Te basta mi gracia; la fuerza se realiza en la debilidad.

Y es porque Dios existe. Resulta maravilloso que —por Él y solo por Él— lo pobre, lo despreciable, lo pequeño, lo débil, lo inútil, lo descartable, etc., a los ojos del mundo…, del mundo prepotente, supremacista, orgulloso, soberbio, etc., venga a ser calificado de bienaventurado. Sólo Dios puede desafiar la contradicción: puede crear fuerza, donde hay debilidad; victoria donde hay derrota; alegría, donde tristeza; esperanza, donde todo la niega.

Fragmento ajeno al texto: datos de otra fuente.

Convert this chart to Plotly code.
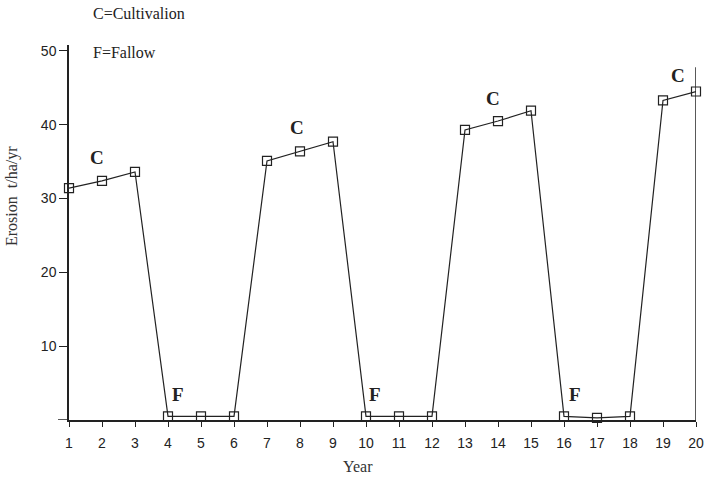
import plotly.graph_objects as go

years = list(range(1, 21))
erosion = [31.4, 32.4, 33.6, 0.5, 0.5, 0.5, 35.1, 36.4, 37.7, 0.5,
           0.5, 0.5, 39.3, 40.5, 41.9, 0.5, 0.3, 0.5, 43.3, 44.5]
x_ticks = list(range(1, 21))
y_ticks = [10, 20, 30, 40, 50]

c_labels_x = [1.85, 7.9, 13.85, 19.45]
c_labels_y = [35.5, 39.6, 43.6, 46.7]
f_labels_x = [4.3, 10.27, 16.33]
f_labels_y = [3.4, 3.5, 3.5]

serif = "Liberation Serif, Times New Roman, serif"
sans = "Liberation Sans, Arial, sans-serif"

W, H = 708, 479
L, R, T, B = 69, 12, 45, 59

def px(xp):
    return (xp - L) / (W - L - R)

def py(yp):
    return 1 - (yp - T) / (H - T - B)

fig = go.Figure()
fig.add_trace(go.Scatter(
    x=years, y=erosion, mode="lines+markers",
    line=dict(color="#222", width=1.2),
    marker=dict(symbol="square-open", size=9, color="#222", line=dict(width=1.2)),
    showlegend=False, cliponaxis=False,
))

for x, y in zip(c_labels_x, c_labels_y):
    fig.add_annotation(x=x, y=y, text="<b>C</b>", showarrow=False,
                       xanchor="center", yanchor="middle",
                       font=dict(family=serif, size=19, color="#222"))
for x, y in zip(f_labels_x, f_labels_y):
    fig.add_annotation(x=x, y=y, text="<b>F</b>", showarrow=False,
                       xanchor="center", yanchor="middle",
                       font=dict(family=serif, size=19, color="#222"))

fig.add_annotation(x=px(91), y=py(13), xref="paper", yref="paper", xanchor="left",
                   yanchor="middle", text="C=Cultivalion", showarrow=False,
                   font=dict(family=serif, size=16, color="#222"))
fig.add_annotation(x=px(91), y=py(53), xref="paper", yref="paper", xanchor="left",
                   yanchor="middle", text="F=Fallow", showarrow=False,
                   font=dict(family=serif, size=16, color="#222"))
fig.add_annotation(x=px(12), y=py(196), xref="paper", yref="paper",
                   xanchor="center", yanchor="middle",
                   text="Erosion  t/ha/yr", textangle=-90, showarrow=False,
                   font=dict(family=serif, size=16, color="#333"))
fig.add_annotation(x=px(358), y=py(466), xref="paper", yref="paper",
                   xanchor="center", yanchor="middle",
                   text="Year", showarrow=False,
                   font=dict(family=serif, size=16, color="#333"))

fig.add_shape(type="line", x0=20, x1=20, y0=0, y1=47.8, xref="x", yref="y",
              line=dict(color="#222", width=1.5))
fig.add_shape(type="line", x0=px(58), x1=0, y0=0, y1=0, xref="paper", yref="y",
              line=dict(color="#222", width=1.5))

fig.update_xaxes(range=[1, 20], tickvals=x_ticks, ticks="outside", ticklen=5,
                 tickcolor="#222", showline=True, linecolor="#222", linewidth=1.5,
                 showgrid=False, zeroline=False, ticklabelstandoff=4, automargin=False,
                 tickfont=dict(family=sans, size=14, color="#222"))
fig.update_yaxes(range=[0, 50.8], tickvals=y_ticks, ticks="outside", ticklen=8,
                 tickcolor="#222", showline=True, linecolor="#222", linewidth=1.5,
                 showgrid=False, zeroline=False, automargin=False,
                 tickfont=dict(family=sans, size=14, color="#222"))

fig.update_layout(width=W, height=H, margin=dict(l=L, r=R, t=T, b=B, autoexpand=False),
                  plot_bgcolor="white", paper_bgcolor="white")

fig.write_html("out.html", config={"displayModeBar": False},
               post_script="document.body.style.margin='0';document.body.style.overflow='hidden';")
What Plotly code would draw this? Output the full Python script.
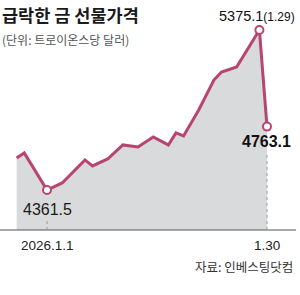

En la misa de hoy, 24 de junio, se lee la primera lectura (Cor 12,1-10), de la que extraemos las siguientes líneas tan bellas de san Pablo de su carta a los Corintios (12,7b-10):

 Para que no tenga soberbia, me han metido una espina en la carne: un ángel de Satanás que me apalea, para que no sea soberbio. Tres veces he pedido al Señor verme libre de él; y me ha respondido: «Te basta mi gracia; la fuerza se realiza en la debilidad.» Por eso, muy a gusto presumo de mis debilidades, porque así residirá en mí la fuerza de Cristo. Por eso, vivo contento en medio de mis debilidades, de los insultos, las privaciones, las persecuciones y las dificultades sufridas por Cristo. Porque, cuando soy débil, entonces soy fuerte.

 Esta aparente contradicción resulta fascinante. Algo irreal, que se cumple; y es así porque Dios existe. Por eso es que —tal vez— tenemos fe, porque el enunciado se revela ante nosotros como una «verdad» que tiene tirón en nuestro corazón, que causa un cierto estupor, es decir, que conmueve al alma sensible, y dentro de nosotros se produce un secreto asentamiento, que produce alegría sobrenatural. Aquí nos encontramos con una verdad de espiritualidad proclamada por Cristo: si no os hacéis como niños, no entraréis en el Reino de Dios. Es decir, de estar en la dinámica del reinado de Dios, bajo la influencia de su Espíritu, que desde que nos creó con su soplo, sigue soplando y manteniéndonos con su aliento.

Es la actitud del niño, que carece de todo sentimiento de suficiencia y que necesita constantemente de sus padres, la que posibilita el que Dios amorosamente intervenga. El niño no presume de su fuerza, sabe que es débil, y es paradójicamente, en esa debilidad donde radica su fuerza, donada.

En la teología espiritual se sabe, como principio, que es justamente que las almas adelantan en su camino no a pesar de su flaqueza, sino a causa de su flaqueza reconocida, aceptada y amada, asumida ya como un argumento para apelar constante a quien es fuerte y viene en auxilio. La gracia de Dios viene en socorro de nuestra debilidad.

La santidad no está en tal o cual práctica piadosa; consiste en una disposición del corazón que nos hace humildes y pequeños en los brazos de Dios, conscientes de nuestra debilidad y confiados hasta la audacia en su bondad de Padre” (Santa Teresa de Lisieux).

De todo ello se desprende que en este mundo tan hostil a la fe, mundano, tan lleno de zancadillas para hacernos caer por el demonio, tan frágiles y llenos de limitaciones como somos, por nuestra carne, tan tendentes a pecar…, no podemos andar de por libre, orgullosos, creyéndonos fuertes, sin echar mano a la oración, a la vida sacramental, a llevar una vida virtuosa… y a estar en disposición del Espíritu de la Gracia. No podemos casi nada; necesitamos de la gracia que se nos ofrece. Esto es todo cuanto necesitamos saber, y  practicar. Cuando el Espíritu Santo nos libere del deseo de ser por nuestra cuenta, entonces nuestra fuerza será infinita, pues ésta no conocerá otro límite que el de Dios.